With technology allowing us to have a video call with people halfway around the world, where we can tell our boilers to spark up and heat our homes before we get home from work, why can’t we cook a decent meal in the sky? We’ve not only sent men to the moon, we presumably fed them on the way there and back. How hard can it really be?
However, airline food surely isn’t that bad — the number of meals required in a very small space must be a challenge. The largest independent airline food provider makes 685,000 meals every day, says The Guardian, giving a whole new meaning to ‘fast food’.
Airlines don’t have the capacity to dish up pomegranate-glazed lamb or chilled prawns with an aioli tarragon sauce. In fact, back in the 1950s, before the dawn of flight classes, meals were ridiculously flashy, with charcuteries featuring in the aisles of the then-smaller planes. But then it occurred to airline businesses that they could split flight classes and offer this lovely grub to the first class flyers, and less-expensive food (or none at all) to economy class. Even with technology like sous-vide allowing for food to be vacuum-sealed and slow-cooked to keep it tasty even when cooked in the air, technological advancements in airline food don’t often filter down to economy class plates.

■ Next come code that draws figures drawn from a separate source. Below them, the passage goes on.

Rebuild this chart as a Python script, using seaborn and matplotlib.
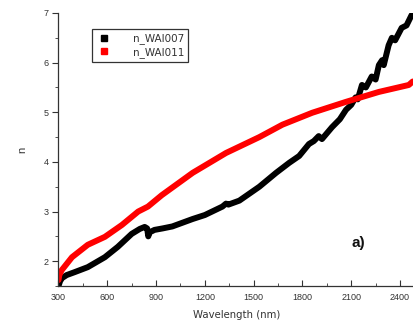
import matplotlib
matplotlib.use("Agg")
import matplotlib.pyplot as plt
import seaborn as sns
import pandas as pd
from matplotlib.ticker import MultipleLocator
from matplotlib.lines import Line2D

wl_007 = [300, 310, 322, 350, 400, 480, 585, 665, 750, 800, 830, 845, 852, 860, 890, 940,
          1000, 1125, 1200, 1308, 1330, 1345, 1412, 1535, 1638, 1718, 1780, 1840, 1870,
          1900, 1920, 1982, 2030, 2068, 2100, 2127, 2140, 2166, 2190, 2226, 2250, 2270,
          2290, 2300, 2330, 2350, 2370, 2410, 2440, 2470, 2490]
n_007 = [1.50, 1.60, 1.66, 1.72, 1.78, 1.88, 2.08, 2.29, 2.55, 2.65, 2.69, 2.66, 2.50, 2.58,
         2.63, 2.66, 2.70, 2.85, 2.93, 3.10, 3.16, 3.14, 3.22, 3.50, 3.78, 3.98, 4.12, 4.36,
         4.42, 4.52, 4.46, 4.70, 4.86, 5.05, 5.15, 5.30, 5.26, 5.55, 5.50, 5.72, 5.66, 5.95,
         6.05, 5.95, 6.35, 6.50, 6.45, 6.70, 6.75, 6.95, 7.05]

wl_011 = [300, 305, 320, 383, 480, 585, 690, 790, 850, 935, 1125, 1330, 1535, 1677, 1860,
          2068, 2270, 2454, 2478]
n_011 = [1.62, 1.72, 1.82, 2.08, 2.33, 2.49, 2.73, 3.00, 3.10, 3.33, 3.78, 4.18, 4.50, 4.75,
         4.99, 5.21, 5.41, 5.55, 5.62]

labels = ["n_WAI007", "n_WAI011"]
colors = ["#000000", "#ff0000"]

df = pd.concat([
    pd.DataFrame({"Wavelength (nm)": wl_007, "n": n_007, "sample": labels[0]}),
    pd.DataFrame({"Wavelength (nm)": wl_011, "n": n_011, "sample": labels[1]}),
])

sns.set_style("ticks")
plt.rcParams["font.family"] = ["Liberation Sans", "DejaVu Sans"]

fig = plt.figure(figsize=(4.14, 3.25), dpi=100)
ax = fig.add_axes([0.1413, 0.12, 0.8587, 0.84])

sns.lineplot(data=df, x="Wavelength (nm)", y="n", hue="sample", palette=colors,
             linewidth=4.3, sort=False, estimator=None, ax=ax, legend=False)

ax.set_xlim(300, 2486)
ax.set_ylim(1.5, 7)
ax.xaxis.set_major_locator(MultipleLocator(300))
ax.xaxis.set_minor_locator(MultipleLocator(150))
ax.yaxis.set_major_locator(MultipleLocator(1))
ax.yaxis.set_minor_locator(MultipleLocator(0.5))
ax.tick_params(axis="x", which="both", direction="in", labelsize=6.5, colors="#333333",
               pad=5)
ax.tick_params(axis="x", which="major", length=4)
ax.tick_params(axis="x", which="minor", length=2.5)
ax.tick_params(axis="y", which="both", direction="out", labelsize=6.5, colors="#333333",
               pad=3)
ax.tick_params(axis="y", which="major", length=4)
ax.tick_params(axis="y", which="minor", length=2.5)
for s in ["top", "right"]:
    ax.spines[s].set_visible(False)
for s in ["left", "bottom"]:
    ax.spines[s].set_color("#333333")
    ax.spines[s].set_linewidth(0.9)

ax.set_xlabel("Wavelength (nm)", fontsize=7.3, color="#333333", labelpad=6,
              family="DejaVu Sans")
ax.set_ylabel("n", fontsize=8, color="#333333", labelpad=12)

handles = [Line2D([], [], marker="s", linestyle="none", color=c, markersize=4) for c in colors]
leg = ax.legend(handles, labels, loc="upper left", bbox_to_anchor=(0.094, 0.94),
                prop={"family": "DejaVu Sans", "size": 7.5}, frameon=True, fancybox=False,
                handlelength=1.6, handletextpad=1.9, borderpad=0.4, labelspacing=0.25,
                labelcolor="#333333", borderaxespad=0)
leg.get_frame().set_edgecolor("#000000")
leg.get_frame().set_linewidth(0.9)

ax.text(0.842, 0.157, "a)", transform=ax.transAxes, fontsize=11, fontweight="bold",
        ha="center", va="center", color="#111111")

fig.savefig("out.png", dpi=100)
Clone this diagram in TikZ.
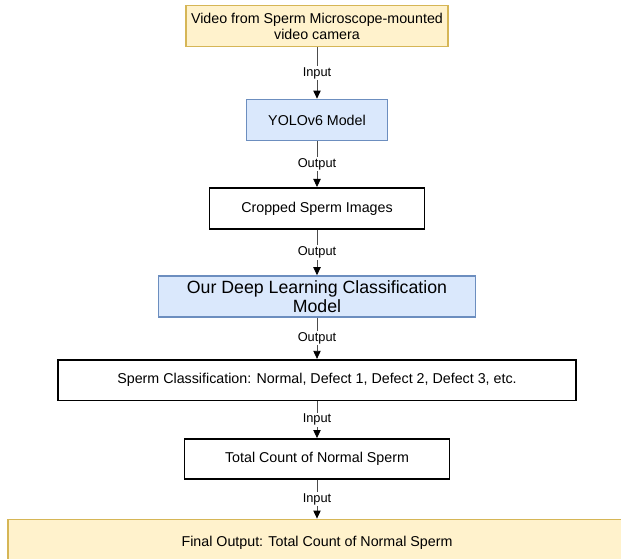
\documentclass[tikz,border=0pt]{standalone}
\usepackage{fontspec}
\setmainfont{Liberation Sans}
\usetikzlibrary{arrows.meta, positioning}
\definecolor{noteyellow}{HTML}{FFF2CC}
\definecolor{noteline}{HTML}{D6B656}
\definecolor{modelblue}{HTML}{DAE8FC}
\definecolor{modelline}{HTML}{6C8EBF}
\tikzset{
  yellowbox/.style={draw=noteline, line width=1pt, fill=noteyellow, minimum height=31pt, inner sep=0pt, align=center, font=\fontsize{10.7}{12}\selectfont},
  bluebox/.style={draw=modelline, line width=1pt, fill=modelblue, minimum height=31pt, inner sep=0pt, align=center, font=\fontsize{10.7}{12}\selectfont},
  sq/.style={draw, line width=1.4pt, fill=white, minimum height=30pt, inner sep=0pt, align=center, font=\fontsize{10.7}{12}\selectfont},
  arr/.style={-{Triangle[length=6pt, width=5.5pt, color=black]}, draw=black!70, line width=0.6pt},
  lbl/.style={fill=white, inner sep=1pt, font=\fontsize{9.6}{11}\selectfont},
}

\begin{document}
\begin{tikzpicture}
    \useasboundingbox (0,0) rectangle (465.75pt,-419.25pt);
    \node[yellowbox, minimum width=196.5pt] (video) at (237.75pt,-19.5pt) {Video from Sperm Microscope-mounted\\video camera};
    \node[bluebox, minimum width=105.75pt, below=38.5pt of video] (yolo) {YOLOv6 Model};
    \node[sq, minimum width=161.25pt, minimum height=30.75pt, below=34.25pt of yolo] (crop) {Cropped Sperm Images};
    \node[bluebox, minimum width=237.75pt, minimum height=30.75pt, font=\fontsize{13.3}{14}\selectfont, below=34pt of crop] (model) {Our Deep Learning Classification\\Model};
    \node[sq, minimum width=388.5pt, minimum height=30.5pt, below=31pt of model] (classes) {Sperm Classification: Normal, Defect 1, Defect 2, Defect 3, etc.};
    \node[sq, minimum width=198.75pt, minimum height=29.75pt, below=27.5pt of classes] (count) {Total Count of Normal Sperm};
    \node[yellowbox, minimum width=463.5pt, minimum height=35pt, below=29.25pt of count] (final) {Final Output: Total Count of Normal Sperm};
    \draw[arr] (video) -- node[lbl] {Input} (yolo);
    \draw[arr] (yolo) -- node[lbl] {Output} (crop);
    \draw[arr] (crop) -- node[lbl] {Output} (model);
    \draw[arr] (model) -- node[lbl] {Output} (classes);
    \draw[arr] (classes) -- node[lbl] {Input} (count);
    \draw[arr] (count) -- node[lbl] {Input} (final);
  \end{tikzpicture}
\end{document}
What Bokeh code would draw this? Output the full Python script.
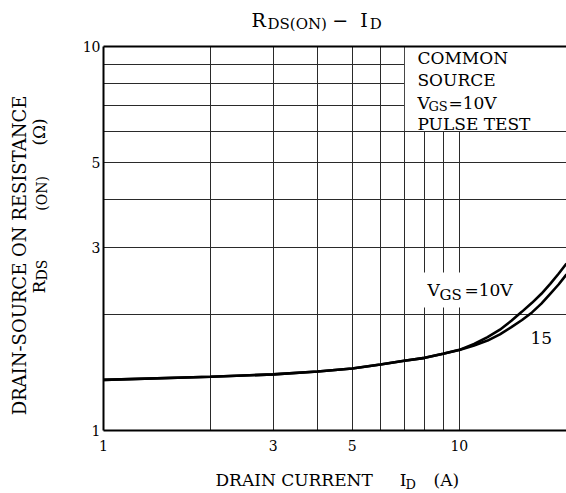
from bokeh.plotting import figure
from bokeh.models import (Range1d, FixedTicker, LogAxis, Label, BoxAnnotation,
                          PrintfTickFormatter)
from bokeh.embed import file_html
from bokeh.resources import INLINE

# ---- data ----
ID = [1, 2, 3, 4, 5, 6, 7, 8, 9, 10, 11, 12, 13, 14, 15, 16, 17, 18, 19, 20]
R_VGS10 = [1.355, 1.38, 1.40, 1.424, 1.45, 1.486, 1.52, 1.546, 1.584, 1.622,
           1.68, 1.75, 1.83, 1.93, 2.04, 2.15, 2.27, 2.41, 2.56, 2.72]
R_VGS15 = [1.355, 1.38, 1.40, 1.424, 1.45, 1.486, 1.52, 1.546, 1.584, 1.620,
           1.665, 1.715, 1.78, 1.858, 1.94, 2.03, 2.14, 2.27, 2.40, 2.55]
X_TICKS = [1, 3, 5, 10]
Y_TICKS = [1, 3, 5, 10]
X_GRID = [2, 3, 4, 5, 6, 7, 8, 9, 10]
Y_GRID = [2, 3, 4, 5, 6, 7, 8, 9]

SERIF = "DejaVu Serif"
NB = "\u00a0"

p = figure(width=566, height=493, x_axis_type="log", y_axis_type="log",
           x_range=Range1d(1, 20), y_range=Range1d(1, 10),
           output_backend="svg", toolbar_location=None,
           min_border_left=103, min_border_right=0, min_border_top=46,
           min_border_bottom=63)
p.outline_line_color = None
p.background_fill_color = "white"
p.border_fill_color = "white"

# grid
p.xgrid.ticker = FixedTicker(ticks=X_GRID)
p.ygrid.ticker = FixedTicker(ticks=Y_GRID)
for g in (p.xgrid, p.ygrid):
    g.grid_line_color = "#2a2a2a"
    g.grid_line_width = 1

# axes
for ax in (p.xaxis, p.yaxis):
    ax.axis_line_width = 2
    ax.axis_line_color = "black"
    ax.major_tick_in = 0
    ax.major_tick_out = 0
    ax.minor_tick_in = 0
    ax.minor_tick_out = 0
    ax.major_label_text_font = SERIF
    ax.major_label_text_font_size = "14px"
    ax.major_label_text_color = "black"
    ax.formatter = PrintfTickFormatter(format="%d")
p.xaxis.ticker = FixedTicker(ticks=X_TICKS)
p.yaxis.ticker = FixedTicker(ticks=Y_TICKS)
p.xaxis.major_label_standoff = 9
p.yaxis.major_label_standoff = 3

top_axis = LogAxis(ticker=FixedTicker(ticks=[]), axis_line_width=2,
                   axis_line_color="black", major_tick_in=0, major_tick_out=0,
                   minor_tick_in=0, minor_tick_out=0,
                   major_label_text_font_size="0px")
p.add_layout(top_axis, "above")


# helpers: reference-page pixel -> data coordinate (for text placement)
def dx(px):
    return 10 ** ((px - 103) / 355.9)


def dy(py):
    return 10 ** ((430 - py) / 384)


# white areas behind the condition texts (cover grid lines)
p.add_layout(BoxAnnotation(left=7 * 1.004, right=20, bottom=6 * 1.004, top=10,
                           fill_color="white", fill_alpha=1, line_color=None,
                           level="underlay"))
p.add_layout(BoxAnnotation(left=dx(421), right=dx(518), bottom=dy(307), top=dy(272),
                           fill_color="white", fill_alpha=1, line_color=None,
                           level="underlay"))

# curves
p.line(ID, R_VGS10, line_width=2.6, line_color="black")
p.line(ID, R_VGS15, line_width=2.6, line_color="black")

SHIFT = 8  # measured baseline offset of rendered labels


def lab(px, py, text, size, angle=0, align="left", baseline="alphabetic",
        place="center"):
    if baseline == "alphabetic":
        if angle == 0:
            py -= SHIFT
        else:
            px -= SHIFT
    lbl = Label(x=dx(px), y=dy(py), text=text, text_font=SERIF,
                text_font_size=f"{size}px", text_color="black",
                text_align=align, text_baseline=baseline, angle=angle,
                level="overlay")
    if place == "center":
        p.add_layout(lbl)
    else:
        p.add_layout(lbl, place)


# box conditions
lab(417, 65, "COMMON", 17)
lab(417, 87, "SOURCE", 17)
lab(417, 110, "V", 17)
lab(428, 114, "GS", 13)
lab(448, 110, "=10V", 17)
lab(417, 131, "PULSE TEST", 17)

# curve labels
lab(427, 297, "V", 17)
lab(439, 302, "GS", 15)
lab(464, 297, "=10V", 17)
lab(530, 345, "15", 17)

# title  R_DS(ON) - I_D  (texts outside the frame live in side panels)
lab(251, 27, "R" + NB * 11 + "\u2212" + NB * 2 + "I", 19, place="above")
lab(267, 31, "DS(ON)" + NB * 9 + "D", 15, place="above")

# x axis title
lab(215, 487, "DRAIN CURRENT" + NB * 5 + "I" + NB * 5 + "(A)", 17, place="below")
lab(405, 492, "D", 13, place="left")

# y axis title (rotated)
ROT = 1.5707963
lab(19, 255, "DRAIN-SOURCE ON RESISTANCE", 18, angle=ROT, align="center",
    baseline="middle", place="left")
lab(46, 293, "R" + NB * 25 + "(\u03a9)", 17, angle=ROT, place="left")
lab(49, 280, "DS" + NB * 11 + "(ON)", 14, angle=ROT, place="left")

open("out.html", "w").write(file_html(p, INLINE))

Ultimately, it comes down to sales. The huge variation between economy class food and first class is designed to encourage people to want to pay more and upgrade their seat. For those with frequent flyer points, many choose to spend their points on seat upgrades rather than a free ticket, and as Business Insider notes, a flight costs an airline more than fancy food does.
Travel food isn’t as bad as it’s made out to be — maybe we should cut airlines some slack. Who knows, maybe we’ll get tastier food over the next few years. What would you like to be served in the skies?